The President sets the terms for proclaiming an end to her emergency status. However, NSA chief rejects call to withdraw PP 1017 citing “there are still platoons in the Army that are unaccounted for, and members of the New People’s Army (NPA), the armed wing of the Communist Party of the Philippines inside Metro Manila”; the same paper, the Manila Standard-Today also reports a cinematic plot: red flags to signal support for the Marines.
Speaking of coup attempts, the Philippines Free Press blog republishes two articles dating back to past coups: The Friday coup: they Almost won! by Teodoro M. Locsin and The anatomy of loyalty, by Edward Kiunisala.
PCIJ reports the NUJP website was hacked, and why broadcasters are nervous about new government rules. Anyway, as the Inquirer reports, Media still have to follow guidelines even if 1017 lifted.
Funny feature article for the day: Cory in full bloom, Gloria visibly wilting.
On another note: I remember snorting during the Saturday sermon of Archbishop Gaudencio Rosales for many reasons, but one was the repeated reference to him as “Cardinal-elect,” which betrays an ignorance of how the Catholic Church does things. Whispers in the Loggia points out the manner in which Cardinals are announced, and how they should be referred to until they actually receive the red hat from the Pope. Such people are “cardinals-designate,” since becoming a Cardinal is a dignity, a title, not one of the three Holy Orders (deacon, priest, bishop) of the Church. The ignorant and repeated reference to Rosales as “Cardinal-elect” is a phyrase only suitable to bishops, as the Church retains the historical fiction that bishops, as in the early days of the Church, are elected. A Cardinal is created” in the same way a Duke is “created” by, say, Queen Elizabeth II and for the same reason: it is a title, a dignity, which is why you do not even have to be a bishop to be a Cardinal (and, until very recently, you did not even have to be a priest or even a deacon: Paul VI, for example, considered making Jacques Maritain, theologian but not priest, a Cardinal).
Juan Mercado, who was locked up by Ferdinand Marcos at the onset of martial law, points to three truths about governments that attempt to control the press:
Lesson One: Suppressing the media is self-defeating.
Lesson Two: “In the long run of history, the censors and inquisitors always lost,” Cebu’s major newspapers said. “The only weapon against bad ideas is a better one.”

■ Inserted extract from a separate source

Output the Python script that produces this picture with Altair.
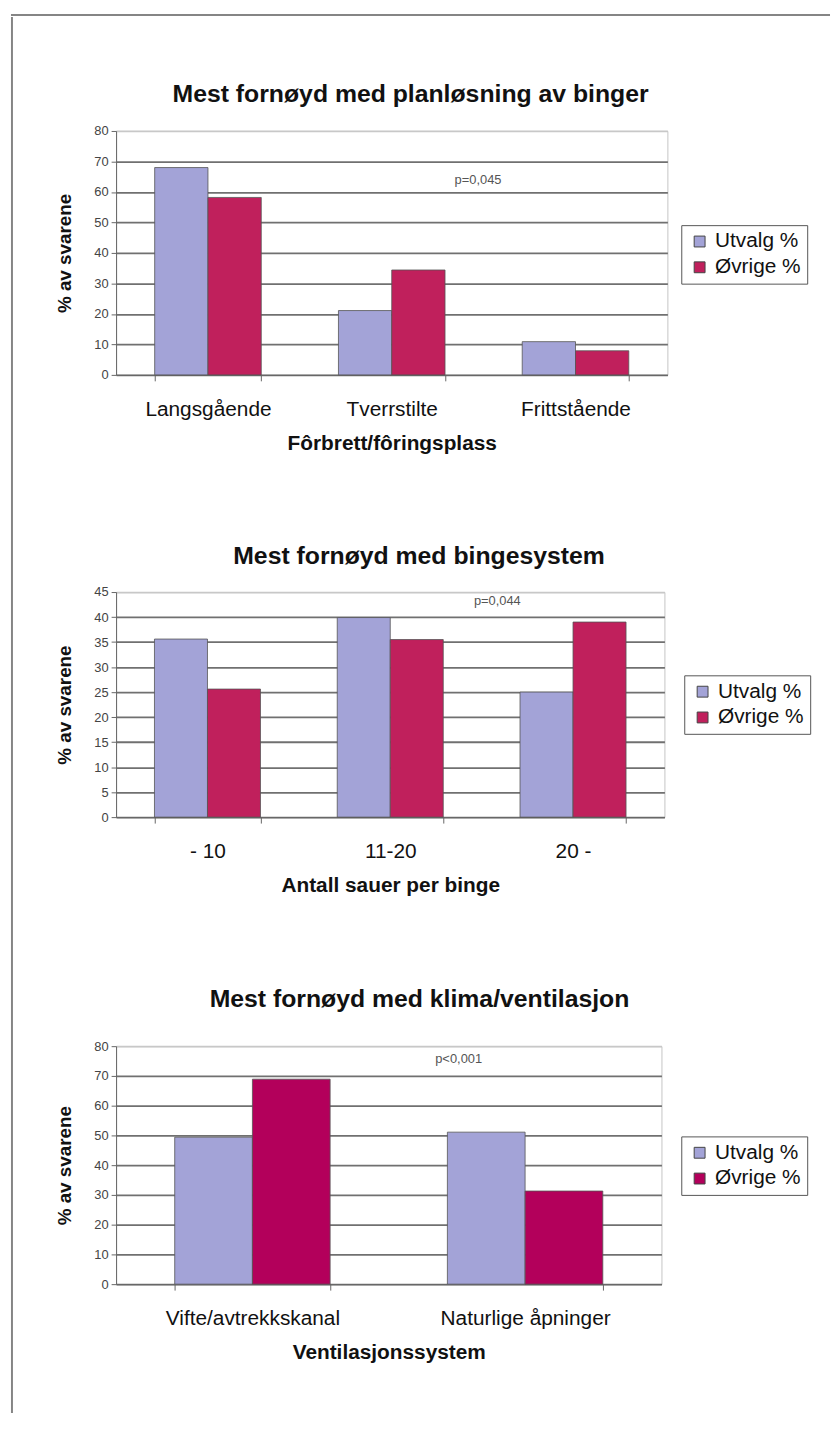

Lesson Three: Press muzzlers first seek out the weakest link.
The journalists that Marcos and Estrada tried to gag were there to report their downfall. That’s Lesson Four.
Manuel Buencamino lists down what government has done to incite sedition and rebellion against itself.
In MindaViews, Patricio P. Diaz discusses the targets of emergency rule, and discerns that while the proclamation was legal, the manner it’s being implemented is another story altogether.
Tony Abaya wonders if Communist infliltration of the anti-Arroyo efforts isn’t total.
Connie Veneracion dissects emergency rule and questions whether the wrongs the government seeks to right, can be righted with a possibly, if not wrong order, then the wrong methods of implementing orders. She concludes,
Sure, PP 1017 sucks. Big time. It is like seeking to right a wrong with another wrong because most of what it seeks to repress are wrong anyway–political power grabbing, military adventurism and even a licentious press. But the biggest mistake anyone can do right now is to get his attention deflected by everything that is wrong with PP 1017 and forget everything that is wrong beyond it.
While I tend to disagree with most everything Emil Jurado writes, I do agree that “Wowowee” shouldn’t be resurrected. But then, as I said before, I’d be happy to see all noontime variety shows taken off the air.
Larry Sipin says there’s always good news.
In the blogosphere, there’s a marvelously observant entry by Random Fandom on the government, media, and the participants in the Fort Bonifacio standoff. Read the whole thing.
Big Mango tackles truth and justice; he says neither side can claim both:
Both camps want righteousness— the Anti-Arroyo camp Righteous Truth without Justice and Gloria Macapagal-Arroyo, Righteous Justice without Truth. That is not Truth and Justice. Neither case is the right path no matter our collective intention: see economic prosperity. All we have is drama, all sound and fury and at the end of the day, signifying nothing.
Captain’s Log shows how technological unsophistication can add to the political noise.
Concerns of a Bystander on the different stands people take in times of trouble.